The dollar initially rose as investors were at first risk averse after the numbers, but as U.S. stock market indexes turned positive the greenback fell against the euro and a basket of currencies.
A weaker U.S. dollar makes commodities cheaper for holders of other currencies, while gold is often used by investors as an alternative to the dollar.
Gold rallied $25 on Tuesday, largely driven by India's purchase of gold from the IMF, which soothed investor nerves about possible oversupply.
"Most central banks outside of the US and Europe have low gold reserve ratios," Calyon said in a note.
"Those central banks with low reserve ratios and are keen to diversify into gold, notably those located in Asia, will be potential candidates to buy the remainder of the IMF's 203.3 tonnes of gold in an off-market purchase."
The high chances of Asian central bank gold purchases were reinforced by Sri Lanka, which said on Thursday it had been buying gold for the last five or six months.
Linked in with this is the dollar, which central banks will sell when they switch to gold from U.S. Treasuries.

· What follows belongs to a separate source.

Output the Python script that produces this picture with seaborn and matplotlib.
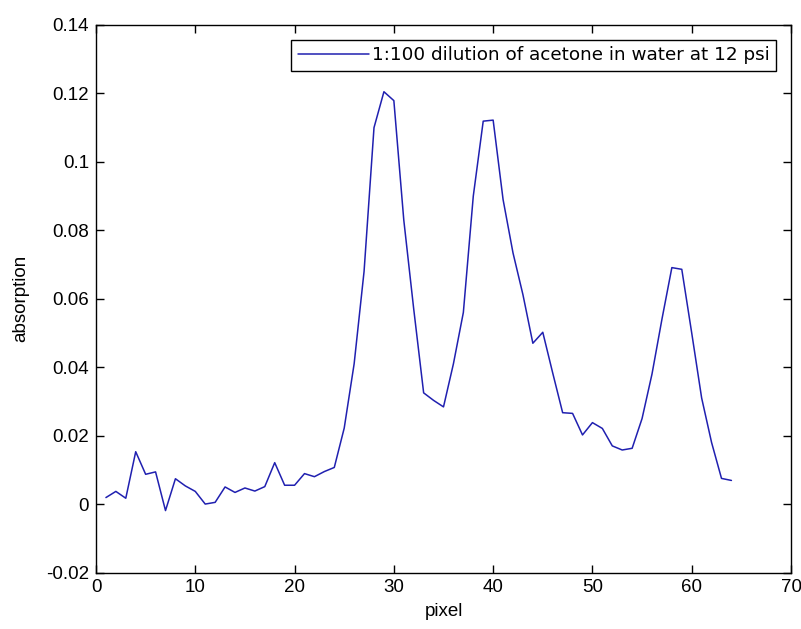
import matplotlib
matplotlib.use("Agg")
import matplotlib.pyplot as plt
import seaborn as sns
import pandas as pd

pixel = list(range(1, 65))
absorption = [
    0.0019, 0.0037, 0.0017, 0.0153, 0.0087, 0.0094, -0.0019, 0.0074, 0.0053, 0.0037,
    0.0000, 0.0005, 0.0050, 0.0034, 0.0047, 0.0038, 0.0051, 0.0121, 0.0055, 0.0055,
    0.0089, 0.0080, 0.0095, 0.0107, 0.0222, 0.0410, 0.0680, 0.1100, 0.1205, 0.1179,
    0.0830, 0.0570, 0.0325, 0.0303, 0.0284, 0.0410, 0.0560, 0.0900, 0.1119, 0.1122,
    0.0890, 0.0734, 0.0612, 0.0470, 0.0502, 0.0383, 0.0267, 0.0265, 0.0202, 0.0238,
    0.0221, 0.0170, 0.0158, 0.0163, 0.0250, 0.0380, 0.0540, 0.0691, 0.0686, 0.0500,
    0.0310, 0.0180, 0.0075, 0.0069,
]
series_label = "1:100 dilution of acetone in water at 12 psi"
x_ticks = [0, 10, 20, 30, 40, 50, 60, 70]
y_ticks = [-0.02, 0, 0.02, 0.04, 0.06, 0.08, 0.1, 0.12, 0.14]
y_tick_labels = ["-0.02", "0", "0.02", "0.04", "0.06", "0.08", "0.1", "0.12", "0.14"]

sns.set_theme(style="white")
plt.rcParams["font.family"] = ["Liberation Sans", "DejaVu Sans"]
plt.rcParams["text.color"] = "black"
plt.rcParams["axes.labelcolor"] = "black"

df = pd.DataFrame({"pixel": pixel, "absorption": absorption, "series": series_label})

fig = plt.figure(figsize=(8.01, 6.29), dpi=100)
ax = fig.add_axes([96 / 801, 1 - 572.5 / 629, (791 - 96) / 801, (572.5 - 25) / 629])

sns.lineplot(data=df, x="pixel", y="absorption", hue="series",
             palette=["#2020b0"], linewidth=1.1, ax=ax)

ax.set_xlim(0, 70)
ax.set_ylim(-0.02, 0.14)
ax.set_xticks(x_ticks)
ax.set_xticklabels([str(t) for t in x_ticks])
ax.set_yticks(y_ticks)
ax.set_yticklabels(y_tick_labels)
ax.tick_params(axis="both", direction="in", length=6, width=1, colors="black",
               labelsize=13.5, top=True, right=True, bottom=True, left=True, pad=5)
for s in ax.spines.values():
    s.set_visible(True)
    s.set_color("black")
    s.set_linewidth(1.0)
ax.set_facecolor("white")
fig.patch.set_facecolor("white")

ax.set_xlabel("pixel", fontsize=13.5, color="black", labelpad=5)
ax.set_ylabel("absorption", fontsize=13.5, color="black", labelpad=12)

leg = ax.legend(loc="upper right", frameon=True, fancybox=False,
                prop={"family": ["DejaVu Sans"], "size": 13.2},
                handlelength=3.9, handletextpad=0.15, borderaxespad=0.8,
                borderpad=0.36, framealpha=1)
leg.get_frame().set_edgecolor("black")
leg.get_frame().set_linewidth(1.0)
for t in leg.get_texts():
    t.set_color("black")

fig.savefig("out.png", dpi=100)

However, some think Asian central banks may not hurry to follow India's lead given current record prices and the availability of cheaper domestically produced gold.
"Indian buying was very significant, but those getting excited about the potential for copy cat moves need to consider a number of factors," said David Thurtell, analyst at Citi.
"Culturally, India is more favourably disposed to gold than every other country. Second, it might be politically dangerous to be accumulating reserves at the all-time price high."